**AIM**. Exactly as written, write out the lines below from the first to the one containing "const fmt = v", inclusive. Pictures do not belong in the copy.

**DATA BLOCK**.
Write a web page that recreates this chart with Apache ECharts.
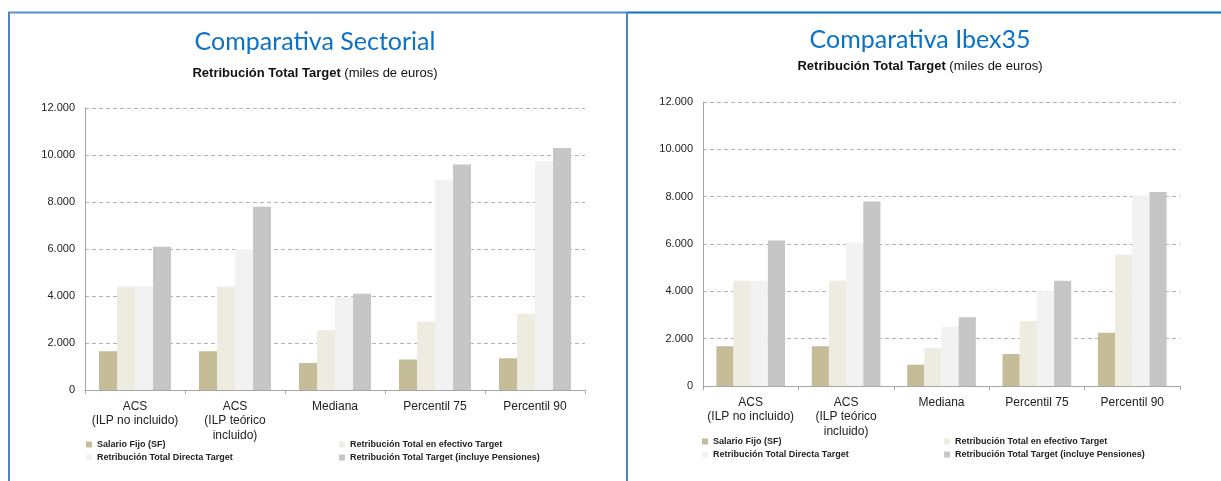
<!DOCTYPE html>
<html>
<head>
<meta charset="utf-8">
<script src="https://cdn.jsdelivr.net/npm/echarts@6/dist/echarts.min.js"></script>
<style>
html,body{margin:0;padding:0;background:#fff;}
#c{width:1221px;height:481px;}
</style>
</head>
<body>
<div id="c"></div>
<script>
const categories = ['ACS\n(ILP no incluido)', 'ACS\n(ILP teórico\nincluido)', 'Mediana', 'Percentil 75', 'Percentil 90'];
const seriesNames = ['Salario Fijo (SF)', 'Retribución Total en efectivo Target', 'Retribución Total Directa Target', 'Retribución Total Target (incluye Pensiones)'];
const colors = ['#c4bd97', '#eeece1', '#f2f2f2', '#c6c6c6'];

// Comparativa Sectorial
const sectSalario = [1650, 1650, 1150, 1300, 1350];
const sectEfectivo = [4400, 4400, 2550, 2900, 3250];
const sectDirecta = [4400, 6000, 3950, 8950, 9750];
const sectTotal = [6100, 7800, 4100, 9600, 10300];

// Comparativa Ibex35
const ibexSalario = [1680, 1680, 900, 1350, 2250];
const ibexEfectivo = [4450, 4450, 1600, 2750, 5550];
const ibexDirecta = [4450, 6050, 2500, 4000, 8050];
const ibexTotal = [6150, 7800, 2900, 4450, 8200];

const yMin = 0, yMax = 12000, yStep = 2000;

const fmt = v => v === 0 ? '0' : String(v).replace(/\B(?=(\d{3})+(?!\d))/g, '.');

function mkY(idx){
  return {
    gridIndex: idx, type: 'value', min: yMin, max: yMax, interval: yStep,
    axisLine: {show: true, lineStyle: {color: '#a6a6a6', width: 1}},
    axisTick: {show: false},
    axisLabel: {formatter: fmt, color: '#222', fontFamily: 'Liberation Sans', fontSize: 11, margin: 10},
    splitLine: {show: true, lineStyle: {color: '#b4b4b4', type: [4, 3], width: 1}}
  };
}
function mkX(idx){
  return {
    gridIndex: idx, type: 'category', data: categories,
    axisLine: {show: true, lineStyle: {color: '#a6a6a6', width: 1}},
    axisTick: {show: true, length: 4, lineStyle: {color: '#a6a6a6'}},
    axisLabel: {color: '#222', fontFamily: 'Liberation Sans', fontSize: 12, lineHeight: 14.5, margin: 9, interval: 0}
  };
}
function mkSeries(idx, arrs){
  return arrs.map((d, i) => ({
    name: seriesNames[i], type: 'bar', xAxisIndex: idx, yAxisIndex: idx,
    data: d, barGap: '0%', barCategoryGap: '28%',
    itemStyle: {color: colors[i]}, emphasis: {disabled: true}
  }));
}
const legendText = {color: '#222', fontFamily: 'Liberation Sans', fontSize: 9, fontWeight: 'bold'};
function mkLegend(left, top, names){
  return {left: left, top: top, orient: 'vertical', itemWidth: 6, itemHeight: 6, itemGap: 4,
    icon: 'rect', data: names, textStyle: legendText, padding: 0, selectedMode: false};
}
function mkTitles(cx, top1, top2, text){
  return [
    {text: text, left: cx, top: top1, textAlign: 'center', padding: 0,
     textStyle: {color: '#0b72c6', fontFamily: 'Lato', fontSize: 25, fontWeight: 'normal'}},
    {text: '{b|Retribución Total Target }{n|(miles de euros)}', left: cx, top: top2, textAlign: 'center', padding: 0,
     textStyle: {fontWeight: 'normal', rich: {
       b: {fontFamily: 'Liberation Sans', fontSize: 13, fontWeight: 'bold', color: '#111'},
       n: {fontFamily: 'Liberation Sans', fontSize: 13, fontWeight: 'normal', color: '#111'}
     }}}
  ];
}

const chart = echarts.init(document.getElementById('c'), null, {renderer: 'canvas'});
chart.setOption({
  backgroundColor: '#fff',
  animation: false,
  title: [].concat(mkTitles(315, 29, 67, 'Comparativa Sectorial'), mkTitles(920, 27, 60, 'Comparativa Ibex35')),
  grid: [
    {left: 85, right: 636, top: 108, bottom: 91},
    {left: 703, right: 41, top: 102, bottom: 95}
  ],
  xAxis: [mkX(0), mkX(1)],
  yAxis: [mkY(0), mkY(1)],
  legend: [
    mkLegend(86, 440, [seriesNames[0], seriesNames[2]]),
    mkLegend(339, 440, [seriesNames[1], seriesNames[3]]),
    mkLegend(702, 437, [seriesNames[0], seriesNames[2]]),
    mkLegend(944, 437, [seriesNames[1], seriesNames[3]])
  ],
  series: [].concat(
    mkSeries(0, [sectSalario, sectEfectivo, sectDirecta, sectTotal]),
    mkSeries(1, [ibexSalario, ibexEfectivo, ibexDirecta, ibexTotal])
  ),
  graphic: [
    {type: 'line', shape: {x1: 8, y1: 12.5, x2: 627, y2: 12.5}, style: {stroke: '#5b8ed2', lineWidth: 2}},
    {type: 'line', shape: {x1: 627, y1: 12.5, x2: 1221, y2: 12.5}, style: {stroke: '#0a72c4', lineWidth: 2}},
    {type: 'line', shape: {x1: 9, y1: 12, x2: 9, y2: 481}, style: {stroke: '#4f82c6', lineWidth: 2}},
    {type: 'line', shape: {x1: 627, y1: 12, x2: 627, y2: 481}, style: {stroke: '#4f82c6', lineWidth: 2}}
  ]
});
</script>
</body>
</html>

**WRITTEN ANSWER**.
Write a web page that recreates this chart with Apache ECharts.
<!DOCTYPE html>
<html>
<head>
<meta charset="utf-8">
<script src="https://cdn.jsdelivr.net/npm/echarts@6/dist/echarts.min.js"></script>
<style>
html,body{margin:0;padding:0;background:#fff;}
#c{width:1221px;height:481px;}
</style>
</head>
<body>
<div id="c"></div>
<script>
const categories = ['ACS\n(ILP no incluido)', 'ACS\n(ILP teórico\nincluido)', 'Mediana', 'Percentil 75', 'Percentil 90'];
const seriesNames = ['Salario Fijo (SF)', 'Retribución Total en efectivo Target', 'Retribución Total Directa Target', 'Retribución Total Target (incluye Pensiones)'];
const colors = ['#c4bd97', '#eeece1', '#f2f2f2', '#c6c6c6'];

// Comparativa Sectorial
const sectSalario = [1650, 1650, 1150, 1300, 1350];
const sectEfectivo = [4400, 4400, 2550, 2900, 3250];
const sectDirecta = [4400, 6000, 3950, 8950, 9750];
const sectTotal = [6100, 7800, 4100, 9600, 10300];

// Comparativa Ibex35
const ibexSalario = [1680, 1680, 900, 1350, 2250];
const ibexEfectivo = [4450, 4450, 1600, 2750, 5550];
const ibexDirecta = [4450, 6050, 2500, 4000, 8050];
const ibexTotal = [6150, 7800, 2900, 4450, 8200];

const yMin = 0, yMax = 12000, yStep = 2000;

const fmt = v => v === 0 ? '0' : String(v).replace(/\B(?=(\d{3})+(?!\d))/g, '.');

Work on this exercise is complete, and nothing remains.